Не соответствует построениям милитантистов и другой хорошо известный факт из биографии Пророка – его послания (в последние годы его жизни) иноземным правителям, среди которых были ромейский Кесарь, эфиопский Негус, египетский Мукаукыс и персидский Хосрой. И ни в одном из этих посланий призыв к исламу не сопровождается упоминанием о какой-либо другой альтернативе – войне или джизйе. Предписывали бы айаты 9:5 и 9:29 такие альтернативы, Пророк, несомненно, включал бы их в свои послания. Даже если предположить, что послания были отправлены до сошествия суры 9, то Пророк, получив ее, непременно должен был бы довести до тех правителей новые установления Бога относительно их..
[1] От франц. militant < лат. militaris – «сражающийся».

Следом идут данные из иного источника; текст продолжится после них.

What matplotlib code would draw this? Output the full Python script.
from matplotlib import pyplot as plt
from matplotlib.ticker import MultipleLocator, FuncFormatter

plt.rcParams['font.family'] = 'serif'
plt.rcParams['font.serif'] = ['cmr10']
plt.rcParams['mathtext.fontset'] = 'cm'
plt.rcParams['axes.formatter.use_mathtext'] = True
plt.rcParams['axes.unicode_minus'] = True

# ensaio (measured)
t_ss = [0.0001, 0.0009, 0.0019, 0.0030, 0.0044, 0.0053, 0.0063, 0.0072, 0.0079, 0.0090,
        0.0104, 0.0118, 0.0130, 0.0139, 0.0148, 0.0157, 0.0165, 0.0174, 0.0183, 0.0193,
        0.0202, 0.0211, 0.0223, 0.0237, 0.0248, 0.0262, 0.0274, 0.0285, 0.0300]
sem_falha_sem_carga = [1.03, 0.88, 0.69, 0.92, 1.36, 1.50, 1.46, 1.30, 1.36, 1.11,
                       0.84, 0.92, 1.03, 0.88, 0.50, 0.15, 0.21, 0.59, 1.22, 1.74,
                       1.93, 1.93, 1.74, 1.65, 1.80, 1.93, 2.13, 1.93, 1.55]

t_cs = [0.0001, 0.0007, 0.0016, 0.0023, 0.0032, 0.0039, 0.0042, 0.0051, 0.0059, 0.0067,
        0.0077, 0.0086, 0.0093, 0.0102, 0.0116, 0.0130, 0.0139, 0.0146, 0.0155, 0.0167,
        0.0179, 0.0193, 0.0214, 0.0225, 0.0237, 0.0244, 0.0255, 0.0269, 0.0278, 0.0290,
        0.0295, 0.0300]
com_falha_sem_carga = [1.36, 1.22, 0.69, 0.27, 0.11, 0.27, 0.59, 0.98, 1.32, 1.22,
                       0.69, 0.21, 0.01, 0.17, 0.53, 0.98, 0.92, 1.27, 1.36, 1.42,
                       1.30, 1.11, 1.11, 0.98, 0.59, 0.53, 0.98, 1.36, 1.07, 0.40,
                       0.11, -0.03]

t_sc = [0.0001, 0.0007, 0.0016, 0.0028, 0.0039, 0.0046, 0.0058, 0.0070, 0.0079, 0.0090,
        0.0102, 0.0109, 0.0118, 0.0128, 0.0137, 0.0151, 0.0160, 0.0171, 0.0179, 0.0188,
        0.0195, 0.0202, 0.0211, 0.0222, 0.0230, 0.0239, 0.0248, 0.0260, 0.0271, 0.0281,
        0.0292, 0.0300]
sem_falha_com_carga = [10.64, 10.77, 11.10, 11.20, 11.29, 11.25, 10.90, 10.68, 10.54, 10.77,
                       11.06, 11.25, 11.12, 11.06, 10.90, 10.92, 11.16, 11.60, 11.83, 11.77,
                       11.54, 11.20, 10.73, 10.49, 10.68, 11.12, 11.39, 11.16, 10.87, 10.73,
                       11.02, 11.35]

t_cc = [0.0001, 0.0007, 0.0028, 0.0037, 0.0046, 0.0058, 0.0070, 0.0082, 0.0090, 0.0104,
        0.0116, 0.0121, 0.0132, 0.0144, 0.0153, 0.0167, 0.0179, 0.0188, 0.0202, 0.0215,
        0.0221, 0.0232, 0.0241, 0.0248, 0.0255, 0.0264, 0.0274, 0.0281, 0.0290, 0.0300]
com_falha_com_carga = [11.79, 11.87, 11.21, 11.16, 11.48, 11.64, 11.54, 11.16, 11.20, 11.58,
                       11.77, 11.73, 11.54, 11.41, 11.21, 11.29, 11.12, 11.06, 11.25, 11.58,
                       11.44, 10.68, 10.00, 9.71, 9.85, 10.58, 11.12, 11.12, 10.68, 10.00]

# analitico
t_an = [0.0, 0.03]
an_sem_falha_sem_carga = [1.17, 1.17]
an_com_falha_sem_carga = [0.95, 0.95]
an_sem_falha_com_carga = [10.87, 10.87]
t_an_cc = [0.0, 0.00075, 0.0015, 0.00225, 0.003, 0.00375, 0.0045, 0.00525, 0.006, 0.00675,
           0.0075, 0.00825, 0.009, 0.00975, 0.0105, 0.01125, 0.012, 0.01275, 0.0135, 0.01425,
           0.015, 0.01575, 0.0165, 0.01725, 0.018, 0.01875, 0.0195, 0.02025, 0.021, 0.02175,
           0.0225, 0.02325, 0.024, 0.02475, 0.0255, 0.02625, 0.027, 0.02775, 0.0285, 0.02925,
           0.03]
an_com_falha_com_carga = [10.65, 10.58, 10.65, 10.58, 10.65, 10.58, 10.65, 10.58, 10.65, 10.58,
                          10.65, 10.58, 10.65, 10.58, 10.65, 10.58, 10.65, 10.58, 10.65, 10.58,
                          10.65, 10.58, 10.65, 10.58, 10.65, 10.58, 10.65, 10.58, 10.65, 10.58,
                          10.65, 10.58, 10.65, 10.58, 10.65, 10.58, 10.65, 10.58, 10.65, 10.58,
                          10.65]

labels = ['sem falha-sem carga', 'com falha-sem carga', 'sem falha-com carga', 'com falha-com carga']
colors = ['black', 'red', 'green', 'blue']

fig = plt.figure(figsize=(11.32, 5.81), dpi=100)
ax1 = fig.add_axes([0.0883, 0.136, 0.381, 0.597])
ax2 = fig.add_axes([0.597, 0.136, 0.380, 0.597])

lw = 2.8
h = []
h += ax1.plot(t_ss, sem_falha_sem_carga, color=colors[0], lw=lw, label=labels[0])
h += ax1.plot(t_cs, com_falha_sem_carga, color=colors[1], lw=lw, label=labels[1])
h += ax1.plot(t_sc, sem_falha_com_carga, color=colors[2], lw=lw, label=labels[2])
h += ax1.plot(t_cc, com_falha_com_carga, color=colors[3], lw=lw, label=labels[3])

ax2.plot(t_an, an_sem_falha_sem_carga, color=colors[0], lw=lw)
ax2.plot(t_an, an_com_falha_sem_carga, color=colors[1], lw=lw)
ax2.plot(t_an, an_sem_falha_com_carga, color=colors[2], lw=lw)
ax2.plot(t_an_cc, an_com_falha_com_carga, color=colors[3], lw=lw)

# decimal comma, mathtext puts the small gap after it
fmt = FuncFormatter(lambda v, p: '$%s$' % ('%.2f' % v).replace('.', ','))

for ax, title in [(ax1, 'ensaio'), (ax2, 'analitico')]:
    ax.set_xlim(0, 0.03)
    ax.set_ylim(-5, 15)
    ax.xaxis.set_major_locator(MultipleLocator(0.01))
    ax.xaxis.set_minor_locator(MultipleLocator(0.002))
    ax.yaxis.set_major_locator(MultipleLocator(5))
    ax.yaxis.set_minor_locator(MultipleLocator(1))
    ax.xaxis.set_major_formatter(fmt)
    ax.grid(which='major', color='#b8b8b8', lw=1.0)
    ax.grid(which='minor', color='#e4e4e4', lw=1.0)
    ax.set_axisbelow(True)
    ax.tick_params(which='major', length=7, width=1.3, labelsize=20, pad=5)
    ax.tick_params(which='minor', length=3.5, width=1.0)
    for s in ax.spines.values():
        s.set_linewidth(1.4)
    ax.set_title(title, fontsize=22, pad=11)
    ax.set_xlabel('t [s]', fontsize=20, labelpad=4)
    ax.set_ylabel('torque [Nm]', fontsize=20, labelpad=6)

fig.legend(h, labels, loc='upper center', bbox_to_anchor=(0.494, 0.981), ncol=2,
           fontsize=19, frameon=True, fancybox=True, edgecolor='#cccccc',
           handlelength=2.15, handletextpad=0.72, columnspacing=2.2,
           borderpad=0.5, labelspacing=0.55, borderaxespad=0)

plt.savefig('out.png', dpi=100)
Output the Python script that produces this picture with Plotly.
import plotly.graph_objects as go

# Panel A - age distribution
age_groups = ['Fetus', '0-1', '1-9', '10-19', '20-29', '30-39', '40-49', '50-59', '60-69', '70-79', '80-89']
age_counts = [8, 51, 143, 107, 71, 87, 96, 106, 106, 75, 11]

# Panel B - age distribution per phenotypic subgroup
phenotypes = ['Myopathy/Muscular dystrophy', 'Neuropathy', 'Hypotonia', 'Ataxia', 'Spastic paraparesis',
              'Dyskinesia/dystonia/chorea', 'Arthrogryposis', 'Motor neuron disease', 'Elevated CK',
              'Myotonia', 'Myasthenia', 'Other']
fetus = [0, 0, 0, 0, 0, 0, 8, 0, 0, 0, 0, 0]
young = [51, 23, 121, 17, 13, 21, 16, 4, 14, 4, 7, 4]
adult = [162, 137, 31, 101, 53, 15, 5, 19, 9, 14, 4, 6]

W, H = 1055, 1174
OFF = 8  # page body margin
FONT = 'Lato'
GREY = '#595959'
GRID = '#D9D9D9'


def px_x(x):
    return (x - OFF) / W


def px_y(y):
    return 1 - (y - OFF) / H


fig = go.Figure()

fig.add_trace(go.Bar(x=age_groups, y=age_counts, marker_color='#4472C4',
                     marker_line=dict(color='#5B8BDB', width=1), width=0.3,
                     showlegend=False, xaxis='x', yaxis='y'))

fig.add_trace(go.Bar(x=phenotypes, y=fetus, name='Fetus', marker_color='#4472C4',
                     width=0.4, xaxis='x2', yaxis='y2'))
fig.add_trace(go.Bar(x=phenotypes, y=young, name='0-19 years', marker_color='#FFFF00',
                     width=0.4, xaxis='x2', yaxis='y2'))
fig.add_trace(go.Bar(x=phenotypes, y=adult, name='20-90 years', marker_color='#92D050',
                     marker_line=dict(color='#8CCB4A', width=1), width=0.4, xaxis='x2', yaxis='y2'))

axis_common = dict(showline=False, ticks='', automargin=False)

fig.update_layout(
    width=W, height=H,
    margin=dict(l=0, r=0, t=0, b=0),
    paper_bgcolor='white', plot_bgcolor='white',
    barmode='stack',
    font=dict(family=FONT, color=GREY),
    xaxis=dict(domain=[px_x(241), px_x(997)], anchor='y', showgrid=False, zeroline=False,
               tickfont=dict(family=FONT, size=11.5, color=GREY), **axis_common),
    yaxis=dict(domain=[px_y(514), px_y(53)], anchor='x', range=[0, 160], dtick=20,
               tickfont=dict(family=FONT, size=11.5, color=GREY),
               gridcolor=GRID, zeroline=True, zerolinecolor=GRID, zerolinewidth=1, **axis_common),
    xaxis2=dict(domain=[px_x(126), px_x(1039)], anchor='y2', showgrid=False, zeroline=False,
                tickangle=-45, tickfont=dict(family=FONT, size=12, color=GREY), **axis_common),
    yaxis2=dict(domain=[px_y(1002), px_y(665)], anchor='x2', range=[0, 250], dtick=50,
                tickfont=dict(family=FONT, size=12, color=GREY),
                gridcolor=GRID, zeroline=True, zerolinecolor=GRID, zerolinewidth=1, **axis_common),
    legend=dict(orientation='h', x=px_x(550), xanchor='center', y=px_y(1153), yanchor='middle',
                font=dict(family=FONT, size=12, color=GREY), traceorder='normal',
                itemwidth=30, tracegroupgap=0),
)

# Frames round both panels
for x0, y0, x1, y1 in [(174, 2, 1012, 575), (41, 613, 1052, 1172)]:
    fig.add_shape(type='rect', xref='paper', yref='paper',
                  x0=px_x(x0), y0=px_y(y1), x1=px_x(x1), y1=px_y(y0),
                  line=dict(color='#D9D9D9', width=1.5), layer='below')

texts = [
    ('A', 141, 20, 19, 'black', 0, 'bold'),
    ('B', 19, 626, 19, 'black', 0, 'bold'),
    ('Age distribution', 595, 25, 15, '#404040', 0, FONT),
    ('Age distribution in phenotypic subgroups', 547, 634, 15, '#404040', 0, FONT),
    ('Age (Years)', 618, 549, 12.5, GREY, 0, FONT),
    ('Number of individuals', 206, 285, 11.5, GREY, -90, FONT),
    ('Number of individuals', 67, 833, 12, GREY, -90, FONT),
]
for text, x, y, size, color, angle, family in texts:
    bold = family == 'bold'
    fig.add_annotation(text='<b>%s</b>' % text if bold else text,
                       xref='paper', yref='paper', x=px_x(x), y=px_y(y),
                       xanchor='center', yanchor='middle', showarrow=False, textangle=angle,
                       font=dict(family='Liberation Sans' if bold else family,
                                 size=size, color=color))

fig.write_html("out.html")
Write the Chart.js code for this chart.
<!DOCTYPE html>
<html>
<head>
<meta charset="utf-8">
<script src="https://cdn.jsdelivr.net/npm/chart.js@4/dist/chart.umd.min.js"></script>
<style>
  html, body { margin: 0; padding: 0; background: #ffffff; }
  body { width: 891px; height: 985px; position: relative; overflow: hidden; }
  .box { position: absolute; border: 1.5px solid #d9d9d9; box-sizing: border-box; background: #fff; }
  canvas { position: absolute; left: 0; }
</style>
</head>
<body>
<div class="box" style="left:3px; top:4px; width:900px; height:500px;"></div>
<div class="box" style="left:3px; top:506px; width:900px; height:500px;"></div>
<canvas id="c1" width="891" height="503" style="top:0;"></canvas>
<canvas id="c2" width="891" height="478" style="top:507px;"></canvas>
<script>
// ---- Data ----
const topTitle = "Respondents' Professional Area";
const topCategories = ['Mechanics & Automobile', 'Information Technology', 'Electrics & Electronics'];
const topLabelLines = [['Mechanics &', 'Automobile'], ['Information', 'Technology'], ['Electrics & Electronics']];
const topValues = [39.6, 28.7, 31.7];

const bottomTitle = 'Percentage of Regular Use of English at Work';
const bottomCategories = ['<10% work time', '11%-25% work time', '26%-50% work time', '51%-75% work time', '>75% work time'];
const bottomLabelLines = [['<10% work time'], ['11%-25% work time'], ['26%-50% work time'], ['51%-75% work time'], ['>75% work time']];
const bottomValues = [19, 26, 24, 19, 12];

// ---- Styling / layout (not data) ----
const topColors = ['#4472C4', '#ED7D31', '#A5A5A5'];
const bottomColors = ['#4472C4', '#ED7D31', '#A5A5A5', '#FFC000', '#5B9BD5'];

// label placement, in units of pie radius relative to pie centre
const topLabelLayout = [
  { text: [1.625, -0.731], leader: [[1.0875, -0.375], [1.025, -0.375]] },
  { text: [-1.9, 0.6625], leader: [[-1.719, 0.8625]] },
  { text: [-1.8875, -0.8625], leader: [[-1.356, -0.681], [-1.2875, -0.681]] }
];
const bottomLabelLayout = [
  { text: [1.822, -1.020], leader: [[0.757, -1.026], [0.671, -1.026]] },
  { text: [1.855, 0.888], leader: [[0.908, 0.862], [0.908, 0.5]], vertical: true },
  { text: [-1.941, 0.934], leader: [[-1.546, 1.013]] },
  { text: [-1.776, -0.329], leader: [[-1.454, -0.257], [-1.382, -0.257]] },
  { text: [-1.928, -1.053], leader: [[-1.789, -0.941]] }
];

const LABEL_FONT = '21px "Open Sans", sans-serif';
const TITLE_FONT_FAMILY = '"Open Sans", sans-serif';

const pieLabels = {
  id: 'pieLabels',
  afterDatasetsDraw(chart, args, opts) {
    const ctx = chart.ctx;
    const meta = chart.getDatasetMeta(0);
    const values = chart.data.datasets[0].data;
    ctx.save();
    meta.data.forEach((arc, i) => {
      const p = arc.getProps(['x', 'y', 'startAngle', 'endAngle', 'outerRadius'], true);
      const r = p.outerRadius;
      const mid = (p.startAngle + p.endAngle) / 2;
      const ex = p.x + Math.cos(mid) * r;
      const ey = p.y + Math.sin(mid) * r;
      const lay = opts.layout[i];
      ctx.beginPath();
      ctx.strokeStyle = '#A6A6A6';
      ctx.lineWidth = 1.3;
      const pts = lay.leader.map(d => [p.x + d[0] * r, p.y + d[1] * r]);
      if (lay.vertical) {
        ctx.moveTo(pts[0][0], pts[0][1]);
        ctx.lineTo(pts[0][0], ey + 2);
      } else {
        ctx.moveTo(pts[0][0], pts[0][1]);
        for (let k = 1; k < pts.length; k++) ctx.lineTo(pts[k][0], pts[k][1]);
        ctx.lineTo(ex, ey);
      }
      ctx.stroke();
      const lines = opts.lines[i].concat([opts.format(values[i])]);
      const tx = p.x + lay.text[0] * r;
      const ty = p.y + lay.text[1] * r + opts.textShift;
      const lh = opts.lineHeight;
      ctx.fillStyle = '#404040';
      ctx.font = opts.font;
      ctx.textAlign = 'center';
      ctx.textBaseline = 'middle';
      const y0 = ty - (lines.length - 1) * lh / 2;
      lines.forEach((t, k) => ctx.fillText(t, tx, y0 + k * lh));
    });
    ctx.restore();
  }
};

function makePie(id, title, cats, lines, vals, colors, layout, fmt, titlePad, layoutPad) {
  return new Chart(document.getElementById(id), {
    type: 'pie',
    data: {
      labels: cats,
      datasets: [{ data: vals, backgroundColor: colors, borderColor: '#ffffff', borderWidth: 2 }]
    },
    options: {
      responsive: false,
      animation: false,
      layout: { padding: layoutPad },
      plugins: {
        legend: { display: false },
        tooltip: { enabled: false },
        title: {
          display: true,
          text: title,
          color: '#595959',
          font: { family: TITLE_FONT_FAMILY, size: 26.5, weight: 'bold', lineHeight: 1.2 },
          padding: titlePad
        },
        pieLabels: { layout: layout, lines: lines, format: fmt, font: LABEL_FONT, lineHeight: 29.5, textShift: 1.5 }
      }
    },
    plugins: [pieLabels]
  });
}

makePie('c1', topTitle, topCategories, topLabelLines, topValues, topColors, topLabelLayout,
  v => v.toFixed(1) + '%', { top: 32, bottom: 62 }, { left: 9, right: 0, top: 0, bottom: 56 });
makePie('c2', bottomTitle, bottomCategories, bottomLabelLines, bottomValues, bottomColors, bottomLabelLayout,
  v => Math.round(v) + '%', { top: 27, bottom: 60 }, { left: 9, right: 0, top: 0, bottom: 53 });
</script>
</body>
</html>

[2] К сожалению, порой даже авторы, которые, казалось бы, хотят отойти от старой воинственной парадигмы толкования Корана, остаются в ее плену. Так, в недавно вышедшей книге А. Алиева [Алиев, 2004] раздел, посвященный разоблачению мифа о том, что «ислам распространялся огнем и мечом», заключается следующим выводом: «Конечно же, канонический ислам не запрещает ведение «священной войны», однако он ограничивает ее развязывание рядом условий: войну нельзя вести ни ради захвата территорий, ни для достижения национально-расового превосходства, ни для обретения власти над поверженным врагом, она может быть начата только с целью утверждения исламской веры, установления справедливых, с точки зрения ислама, общественных отношений, искоренения зла в тех проявлениях, в каких они представлены в предначертаниях Пророка» (с. 353). Разве выделенные нами курсивом слова не есть обоснование воинственного, насильственного насаждения ислама?!